Challenge →
Set down each line of the data below exactly as it stands, dropping the pictures.

Data provided →

= = =

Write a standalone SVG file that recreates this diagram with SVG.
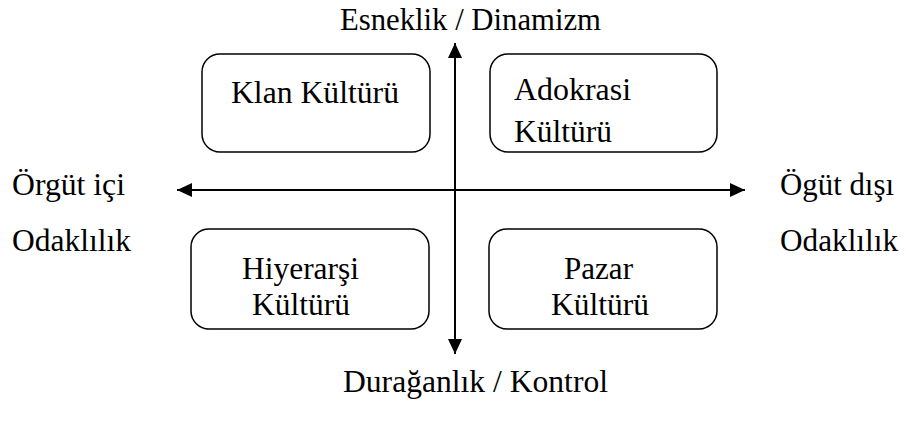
<svg xmlns="http://www.w3.org/2000/svg" width="906" height="425" viewBox="0 0 906 425">
  <style>
    .box { fill: #ffffff; stroke: #000000; stroke-width: 1.5; }
    .axis { stroke: #000000; stroke-width: 2; fill: none; marker-start: url(#head); marker-end: url(#head); }
    text { font-family: "Liberation Serif", "Times New Roman", serif; font-size: 32px; fill: #000000; }
  </style>
  <defs>
    <marker id="head" markerUnits="userSpaceOnUse" markerWidth="16" markerHeight="14" refX="15" refY="7" orient="auto-start-reverse">
      <path d="M0,0 L15,7 L0,14 Z" fill="#000000"/>
    </marker>
  </defs>

  <rect width="906" height="425" fill="#ffffff"/>

  <!-- axis labels -->
  <g id="label-top">
    <text x="340" y="30" textLength="261" lengthAdjust="spacingAndGlyphs">Esneklik / Dinamizm</text>
  </g>
  <g id="label-bottom">
    <text x="343" y="392" textLength="265" lengthAdjust="spacingAndGlyphs">Durağanlık / Kontrol</text>
  </g>
  <g id="label-left">
    <text x="12" y="195" textLength="113" lengthAdjust="spacingAndGlyphs">Örgüt içi</text>
    <text x="12" y="251" textLength="119" lengthAdjust="spacingAndGlyphs">Odaklılık</text>
  </g>
  <g id="label-right">
    <text x="780" y="195" textLength="114" lengthAdjust="spacingAndGlyphs">Ögüt dışı</text>
    <text x="780" y="251" textLength="118" lengthAdjust="spacingAndGlyphs">Odaklılık</text>
  </g>

  <!-- quadrant boxes -->
  <g id="klan">
    <rect class="box" x="202" y="54" width="228" height="98" rx="18"/>
    <text x="231" y="103" textLength="168" lengthAdjust="spacingAndGlyphs">Klan Kültürü</text>
  </g>
  <g id="adokrasi">
    <rect class="box" x="490" y="54" width="227" height="98" rx="18"/>
    <text x="514" y="100" textLength="117" lengthAdjust="spacingAndGlyphs">Adokrasi</text>
    <text x="514" y="142" textLength="98" lengthAdjust="spacingAndGlyphs">Kültürü</text>
  </g>
  <g id="hiyerarsi">
    <rect class="box" x="191" y="229" width="238" height="100" rx="18"/>
    <text x="242" y="279" textLength="117" lengthAdjust="spacingAndGlyphs">Hiyerarşi</text>
    <text x="252" y="315" textLength="98" lengthAdjust="spacingAndGlyphs">Kültürü</text>
  </g>
  <g id="pazar">
    <rect class="box" x="489" y="229" width="228" height="100" rx="18"/>
    <text x="564" y="279" textLength="69" lengthAdjust="spacingAndGlyphs">Pazar</text>
    <text x="551" y="315" textLength="98" lengthAdjust="spacingAndGlyphs">Kültürü</text>
  </g>

  <!-- axes -->
  <g id="connectors">
    <line class="axis" x1="455" y1="354" x2="455" y2="43"/>
    <line class="axis" x1="177" y1="190" x2="745" y2="190"/>
  </g>
</svg>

= = =

The completed task →
Write a standalone SVG file that recreates this diagram with SVG.
<svg xmlns="http://www.w3.org/2000/svg" width="906" height="425" viewBox="0 0 906 425">
  <style>
    .box { fill: #ffffff; stroke: #000000; stroke-width: 1.5; }
    .axis { stroke: #000000; stroke-width: 2; fill: none; marker-start: url(#head); marker-end: url(#head); }
    text { font-family: "Liberation Serif", "Times New Roman", serif; font-size: 32px; fill: #000000; }
  </style>
  <defs>
    <marker id="head" markerUnits="userSpaceOnUse" markerWidth="16" markerHeight="14" refX="15" refY="7" orient="auto-start-reverse">
      <path d="M0,0 L15,7 L0,14 Z" fill="#000000"/>
    </marker>
  </defs>

  <rect width="906" height="425" fill="#ffffff"/>

  <!-- axis labels -->
  <g id="label-top">
    <text x="340" y="30" textLength="261" lengthAdjust="spacingAndGlyphs">Esneklik / Dinamizm</text>
  </g>
  <g id="label-bottom">
    <text x="343" y="392" textLength="265" lengthAdjust="spacingAndGlyphs">Durağanlık / Kontrol</text>
  </g>
  <g id="label-left">
    <text x="12" y="195" textLength="113" lengthAdjust="spacingAndGlyphs">Örgüt içi</text>
    <text x="12" y="251" textLength="119" lengthAdjust="spacingAndGlyphs">Odaklılık</text>
  </g>
  <g id="label-right">
    <text x="780" y="195" textLength="114" lengthAdjust="spacingAndGlyphs">Ögüt dışı</text>
    <text x="780" y="251" textLength="118" lengthAdjust="spacingAndGlyphs">Odaklılık</text>
  </g>

  <!-- quadrant boxes -->
  <g id="klan">
    <rect class="box" x="202" y="54" width="228" height="98" rx="18"/>
    <text x="231" y="103" textLength="168" lengthAdjust="spacingAndGlyphs">Klan Kültürü</text>
  </g>
  <g id="adokrasi">
    <rect class="box" x="490" y="54" width="227" height="98" rx="18"/>
    <text x="514" y="100" textLength="117" lengthAdjust="spacingAndGlyphs">Adokrasi</text>
    <text x="514" y="142" textLength="98" lengthAdjust="spacingAndGlyphs">Kültürü</text>
  </g>
  <g id="hiyerarsi">
    <rect class="box" x="191" y="229" width="238" height="100" rx="18"/>
    <text x="242" y="279" textLength="117" lengthAdjust="spacingAndGlyphs">Hiyerarşi</text>
    <text x="252" y="315" textLength="98" lengthAdjust="spacingAndGlyphs">Kültürü</text>
  </g>
  <g id="pazar">
    <rect class="box" x="489" y="229" width="228" height="100" rx="18"/>
    <text x="564" y="279" textLength="69" lengthAdjust="spacingAndGlyphs">Pazar</text>
    <text x="551" y="315" textLength="98" lengthAdjust="spacingAndGlyphs">Kültürü</text>
  </g>

  <!-- axes -->
  <g id="connectors">
    <line class="axis" x1="455" y1="354" x2="455" y2="43"/>
    <line class="axis" x1="177" y1="190" x2="745" y2="190"/>
  </g>
</svg>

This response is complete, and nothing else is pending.